--- BEGIN Data lines ---
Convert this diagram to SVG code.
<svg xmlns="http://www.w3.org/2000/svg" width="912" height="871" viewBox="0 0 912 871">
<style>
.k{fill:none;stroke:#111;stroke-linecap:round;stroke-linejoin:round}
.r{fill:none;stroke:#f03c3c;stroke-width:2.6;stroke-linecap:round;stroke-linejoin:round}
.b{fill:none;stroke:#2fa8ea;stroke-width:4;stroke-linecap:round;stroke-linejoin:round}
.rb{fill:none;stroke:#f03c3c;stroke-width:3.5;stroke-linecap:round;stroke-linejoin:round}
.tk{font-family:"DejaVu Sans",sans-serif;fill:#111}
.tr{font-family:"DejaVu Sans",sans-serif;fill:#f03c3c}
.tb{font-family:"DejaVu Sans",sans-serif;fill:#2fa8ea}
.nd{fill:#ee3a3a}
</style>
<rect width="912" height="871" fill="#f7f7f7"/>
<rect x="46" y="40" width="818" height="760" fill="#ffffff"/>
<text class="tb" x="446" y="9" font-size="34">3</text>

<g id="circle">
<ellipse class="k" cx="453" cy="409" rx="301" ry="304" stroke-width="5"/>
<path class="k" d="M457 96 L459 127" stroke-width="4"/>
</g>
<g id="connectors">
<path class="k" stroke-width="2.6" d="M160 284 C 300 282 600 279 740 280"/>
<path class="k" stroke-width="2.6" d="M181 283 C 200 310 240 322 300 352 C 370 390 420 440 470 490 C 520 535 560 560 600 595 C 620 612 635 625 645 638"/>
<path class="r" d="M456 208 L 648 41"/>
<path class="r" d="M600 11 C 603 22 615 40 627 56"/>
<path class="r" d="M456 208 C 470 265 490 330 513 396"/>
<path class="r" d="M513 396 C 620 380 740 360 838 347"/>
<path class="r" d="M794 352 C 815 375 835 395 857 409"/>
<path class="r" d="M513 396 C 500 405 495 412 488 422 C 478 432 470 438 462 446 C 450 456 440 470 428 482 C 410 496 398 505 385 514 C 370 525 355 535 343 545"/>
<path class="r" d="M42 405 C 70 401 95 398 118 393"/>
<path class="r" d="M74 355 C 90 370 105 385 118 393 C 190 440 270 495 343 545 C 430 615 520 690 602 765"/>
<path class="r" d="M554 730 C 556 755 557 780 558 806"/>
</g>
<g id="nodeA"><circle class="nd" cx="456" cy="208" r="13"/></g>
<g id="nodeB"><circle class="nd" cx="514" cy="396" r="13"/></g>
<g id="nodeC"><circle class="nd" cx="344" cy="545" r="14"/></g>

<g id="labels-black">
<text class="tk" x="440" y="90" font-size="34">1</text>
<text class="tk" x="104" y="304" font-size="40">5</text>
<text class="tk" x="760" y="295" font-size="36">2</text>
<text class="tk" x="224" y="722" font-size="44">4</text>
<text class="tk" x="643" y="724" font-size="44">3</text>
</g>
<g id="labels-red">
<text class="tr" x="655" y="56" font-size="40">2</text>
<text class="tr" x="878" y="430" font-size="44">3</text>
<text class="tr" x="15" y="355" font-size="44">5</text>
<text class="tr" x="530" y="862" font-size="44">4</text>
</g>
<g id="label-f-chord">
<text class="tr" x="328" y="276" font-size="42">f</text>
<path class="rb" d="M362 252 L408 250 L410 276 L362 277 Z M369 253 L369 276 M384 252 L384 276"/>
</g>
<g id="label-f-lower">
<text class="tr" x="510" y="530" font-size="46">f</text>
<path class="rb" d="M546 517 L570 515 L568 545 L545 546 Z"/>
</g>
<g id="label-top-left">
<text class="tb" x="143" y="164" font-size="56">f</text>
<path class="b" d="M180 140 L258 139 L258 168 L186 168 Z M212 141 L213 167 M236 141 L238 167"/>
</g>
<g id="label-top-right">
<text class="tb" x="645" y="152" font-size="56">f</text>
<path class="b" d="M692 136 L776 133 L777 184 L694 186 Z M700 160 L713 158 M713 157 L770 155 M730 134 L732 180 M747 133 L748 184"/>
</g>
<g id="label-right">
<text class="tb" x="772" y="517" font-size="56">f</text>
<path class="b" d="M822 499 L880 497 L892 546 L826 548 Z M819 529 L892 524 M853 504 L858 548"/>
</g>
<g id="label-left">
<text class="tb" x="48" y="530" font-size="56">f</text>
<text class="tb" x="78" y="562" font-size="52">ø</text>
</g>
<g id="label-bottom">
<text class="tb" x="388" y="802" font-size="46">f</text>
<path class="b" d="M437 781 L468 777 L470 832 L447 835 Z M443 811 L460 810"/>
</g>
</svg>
--- END Data lines ---
Written exercise: The data above must be returned in full, exactly as written.

Task answer:
Convert this diagram to SVG code.
<svg xmlns="http://www.w3.org/2000/svg" width="912" height="871" viewBox="0 0 912 871">
<style>
.k{fill:none;stroke:#111;stroke-linecap:round;stroke-linejoin:round}
.r{fill:none;stroke:#f03c3c;stroke-width:2.6;stroke-linecap:round;stroke-linejoin:round}
.b{fill:none;stroke:#2fa8ea;stroke-width:4;stroke-linecap:round;stroke-linejoin:round}
.rb{fill:none;stroke:#f03c3c;stroke-width:3.5;stroke-linecap:round;stroke-linejoin:round}
.tk{font-family:"DejaVu Sans",sans-serif;fill:#111}
.tr{font-family:"DejaVu Sans",sans-serif;fill:#f03c3c}
.tb{font-family:"DejaVu Sans",sans-serif;fill:#2fa8ea}
.nd{fill:#ee3a3a}
</style>
<rect width="912" height="871" fill="#f7f7f7"/>
<rect x="46" y="40" width="818" height="760" fill="#ffffff"/>
<text class="tb" x="446" y="9" font-size="34">3</text>

<g id="circle">
<ellipse class="k" cx="453" cy="409" rx="301" ry="304" stroke-width="5"/>
<path class="k" d="M457 96 L459 127" stroke-width="4"/>
</g>
<g id="connectors">
<path class="k" stroke-width="2.6" d="M160 284 C 300 282 600 279 740 280"/>
<path class="k" stroke-width="2.6" d="M181 283 C 200 310 240 322 300 352 C 370 390 420 440 470 490 C 520 535 560 560 600 595 C 620 612 635 625 645 638"/>
<path class="r" d="M456 208 L 648 41"/>
<path class="r" d="M600 11 C 603 22 615 40 627 56"/>
<path class="r" d="M456 208 C 470 265 490 330 513 396"/>
<path class="r" d="M513 396 C 620 380 740 360 838 347"/>
<path class="r" d="M794 352 C 815 375 835 395 857 409"/>
<path class="r" d="M513 396 C 500 405 495 412 488 422 C 478 432 470 438 462 446 C 450 456 440 470 428 482 C 410 496 398 505 385 514 C 370 525 355 535 343 545"/>
<path class="r" d="M42 405 C 70 401 95 398 118 393"/>
<path class="r" d="M74 355 C 90 370 105 385 118 393 C 190 440 270 495 343 545 C 430 615 520 690 602 765"/>
<path class="r" d="M554 730 C 556 755 557 780 558 806"/>
</g>
<g id="nodeA"><circle class="nd" cx="456" cy="208" r="13"/></g>
<g id="nodeB"><circle class="nd" cx="514" cy="396" r="13"/></g>
<g id="nodeC"><circle class="nd" cx="344" cy="545" r="14"/></g>

<g id="labels-black">
<text class="tk" x="440" y="90" font-size="34">1</text>
<text class="tk" x="104" y="304" font-size="40">5</text>
<text class="tk" x="760" y="295" font-size="36">2</text>
<text class="tk" x="224" y="722" font-size="44">4</text>
<text class="tk" x="643" y="724" font-size="44">3</text>
</g>
<g id="labels-red">
<text class="tr" x="655" y="56" font-size="40">2</text>
<text class="tr" x="878" y="430" font-size="44">3</text>
<text class="tr" x="15" y="355" font-size="44">5</text>
<text class="tr" x="530" y="862" font-size="44">4</text>
</g>
<g id="label-f-chord">
<text class="tr" x="328" y="276" font-size="42">f</text>
<path class="rb" d="M362 252 L408 250 L410 276 L362 277 Z M369 253 L369 276 M384 252 L384 276"/>
</g>
<g id="label-f-lower">
<text class="tr" x="510" y="530" font-size="46">f</text>
<path class="rb" d="M546 517 L570 515 L568 545 L545 546 Z"/>
</g>
<g id="label-top-left">
<text class="tb" x="143" y="164" font-size="56">f</text>
<path class="b" d="M180 140 L258 139 L258 168 L186 168 Z M212 141 L213 167 M236 141 L238 167"/>
</g>
<g id="label-top-right">
<text class="tb" x="645" y="152" font-size="56">f</text>
<path class="b" d="M692 136 L776 133 L777 184 L694 186 Z M700 160 L713 158 M713 157 L770 155 M730 134 L732 180 M747 133 L748 184"/>
</g>
<g id="label-right">
<text class="tb" x="772" y="517" font-size="56">f</text>
<path class="b" d="M822 499 L880 497 L892 546 L826 548 Z M819 529 L892 524 M853 504 L858 548"/>
</g>
<g id="label-left">
<text class="tb" x="48" y="530" font-size="56">f</text>
<text class="tb" x="78" y="562" font-size="52">ø</text>
</g>
<g id="label-bottom">
<text class="tb" x="388" y="802" font-size="46">f</text>
<path class="b" d="M437 781 L468 777 L470 832 L447 835 Z M443 811 L460 810"/>
</g>
</svg>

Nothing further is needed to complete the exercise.